O filme tem como origem e inspiração o conto do escritor argentino Julio Cortázar “As Babas do Diabo”, com o filme modificando um tanto o modo em que o fotógrafo se coloca na trama, mas que tem a cena de um assassinato como mote tanto no conto como no filme, com Blow Up, no que tange ao aspecto fotográfico, sendo considerado também um filme que funciona como uma série de fotografias sobre uma série de fotografias, com o diretor Antonioni manipulando seu personagem fotógrafo, que, por sua vez, manipula suas modelos ao seu bel prazer.  
Como dito, o filme tem como uma das inspirações do mundo real o fotógrafo de moda David Bailey, em que o ator Hemmings faz um personagem que é retratado como um sujeito autocrático e pretensioso, como um tipo debochado em relação ao próprio trabalho, numa postura irreverente que é fiel ao que representava o chamado “Terrible Three”, grupo formado pelos três fotógrafos David Bailey, Terence Donovan e Brian Duffy, imagens perfeitas dos anos 1960, em que tudo é condensado no personagem fotógrafo de Hemmings.

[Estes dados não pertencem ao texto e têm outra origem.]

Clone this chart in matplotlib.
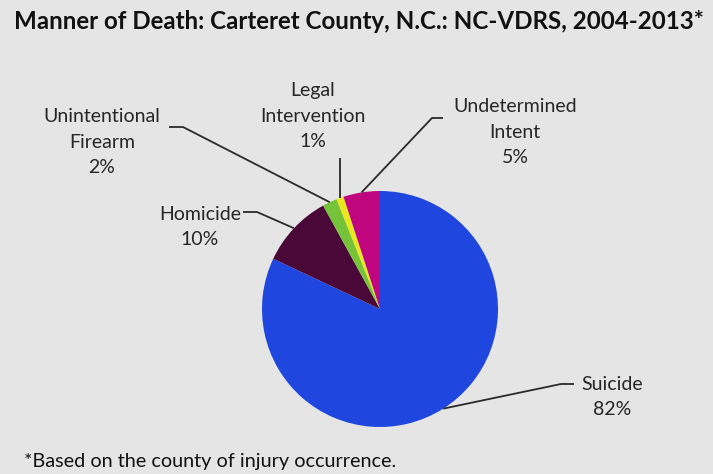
import matplotlib
matplotlib.use("Agg")
import matplotlib.pyplot as plt
import numpy as np

# ---- data ----
categories = ["Suicide", "Undetermined\nIntent", "Legal\nIntervention",
              "Unintentional\nFirearm", "Homicide"]
values = [82, 5, 1, 2, 10]
pct_labels = ["82%", "5%", "1%", "2%", "10%"]
colors = ["#1f47e0", "#c0067f", "#e9e81e", "#76c33a", "#4a0838"]
# drawing order clockwise from 12 o'clock: Suicide, Homicide, Unint., Legal, Undet.
order = [0, 4, 3, 2, 1]

title = "Manner of Death: Carteret County, N.C.: NC-VDRS, 2004-2013*"
footnote = "*Based on the county of injury occurrence."

W, H = 713, 474
BG = "#e5e5e5"
FONT = "Lato"

fig = plt.figure(figsize=(W / 100, H / 100), dpi=100, facecolor=BG)
ax = fig.add_axes([0, 0, 1, 1])
ax.set_facecolor(BG)

cx, cy, r = 380, H - 309, 118
vals = [values[i] for i in order]
cols = [colors[i] for i in order]
wedges, _ = ax.pie(vals, colors=cols, startangle=90, counterclock=False,
                   center=(cx, cy), radius=r, frame=True,
                   wedgeprops=dict(linewidth=0))
ax.set_xlim(0, W)
ax.set_ylim(0, H)
ax.set_aspect("equal")
ax.axis("off")

# label layout: text centre (x, y top-down px), elbow points (top-down px)
layout = {
    0: dict(xy=(612, 397), elbow=[(574, 384), (561, 384)]),
    4: dict(xy=(200, 227), elbow=[(243, 212), (257, 212)]),
    3: dict(xy=(102, 142), elbow=[(169, 127), (183, 127)]),
    2: dict(xy=(313, 116), elbow=[(340, 158)]),
    1: dict(xy=(515, 132), elbow=[(443, 118), (432, 118)]),
}

for w, idx in zip(wedges, order):
    ang = np.deg2rad((w.theta1 + w.theta2) / 2)
    px = cx + r * np.cos(ang)
    py = cy + r * np.sin(ang)
    lay = layout[idx]
    pts = [(x, H - y) for x, y in lay["elbow"]] + [(px, py)]
    xs, ys = zip(*pts)
    ax.plot(xs, ys, color="#2a2a2a", lw=1.3, solid_capstyle="butt")
    tx, ty = lay["xy"]
    ax.text(tx, H - ty, categories[idx] + "\n" + pct_labels[idx],
            ha="center", va="center", fontsize=14, family=FONT,
            color="#262626", linespacing=1.6)

ax.text(14, H - 21, title, ha="left", va="center", fontsize=17.4,
        fontweight="bold", family=FONT, color="#111111")
ax.text(24, H - 461, footnote, ha="left", va="center", fontsize=14.3,
        family=FONT, color="#111111")

fig.savefig("out.png", dpi=100, facecolor=BG)
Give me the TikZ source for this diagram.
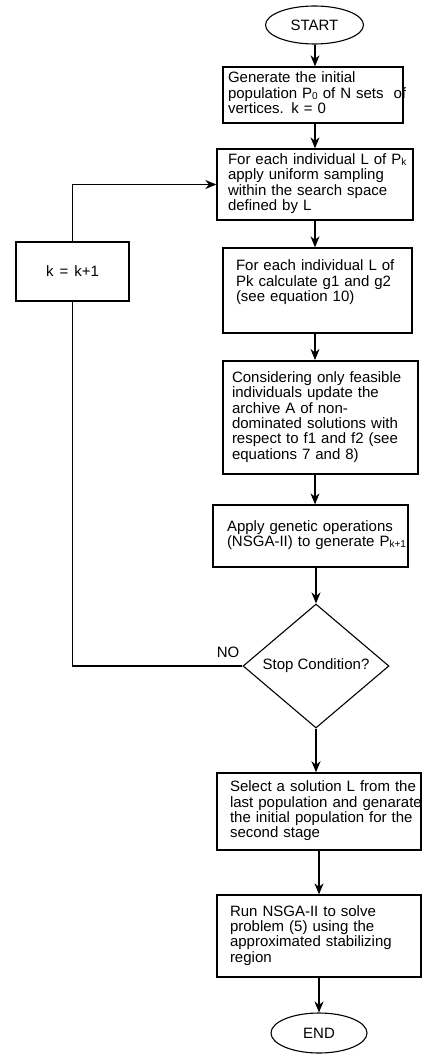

A postura de extrema sexualidade da relação entre fotógrafo e modelo é bem retratada também por Antonioni em Blow Up, numa abordagem neste sentido intencional e com uma objetividade que busca o tempo todo ser autêntica na forma tratada, pois a tensão do corpo sensualizado das modelos e a atitude autocrática do fotógrafo faziam o que era chamado de fotografia “New Wave” dos anos 1960, com o disparo rápido da câmera do fotógrafo no filme sendo a imagem fiel do método fotográfico de David Bailey e, por conseguinte, do Terrible Three.
E, falando nos filmes New Wave, temos que Bailey se dizia influenciado por filmes como Jules et Jim do cineasta francês François Truffaut, uma vez que o movimento cinematográfico teve como inspiração a fotografia de moda da época, e os experimentos e técnicas elaboradas e desenvolvidas no cinema europeu, por sua vez, alimentaram também as revistas de moda. A fluência e o movimento da fotografia de moda podem, por sua vez, ser identificadas no ritmo inquieto dos filmes de Jean-Luc Godard, sendo então a relação entre fotografia de moda e cinema na época um cenário de mútua influência, e com a Swinging London que era um dos pontos de convergência em que a arte em geral se movia como uma unidade de atitude que poderia bem ser chamada de Juventude.

Gustavo Bastos, filósofo e escritor.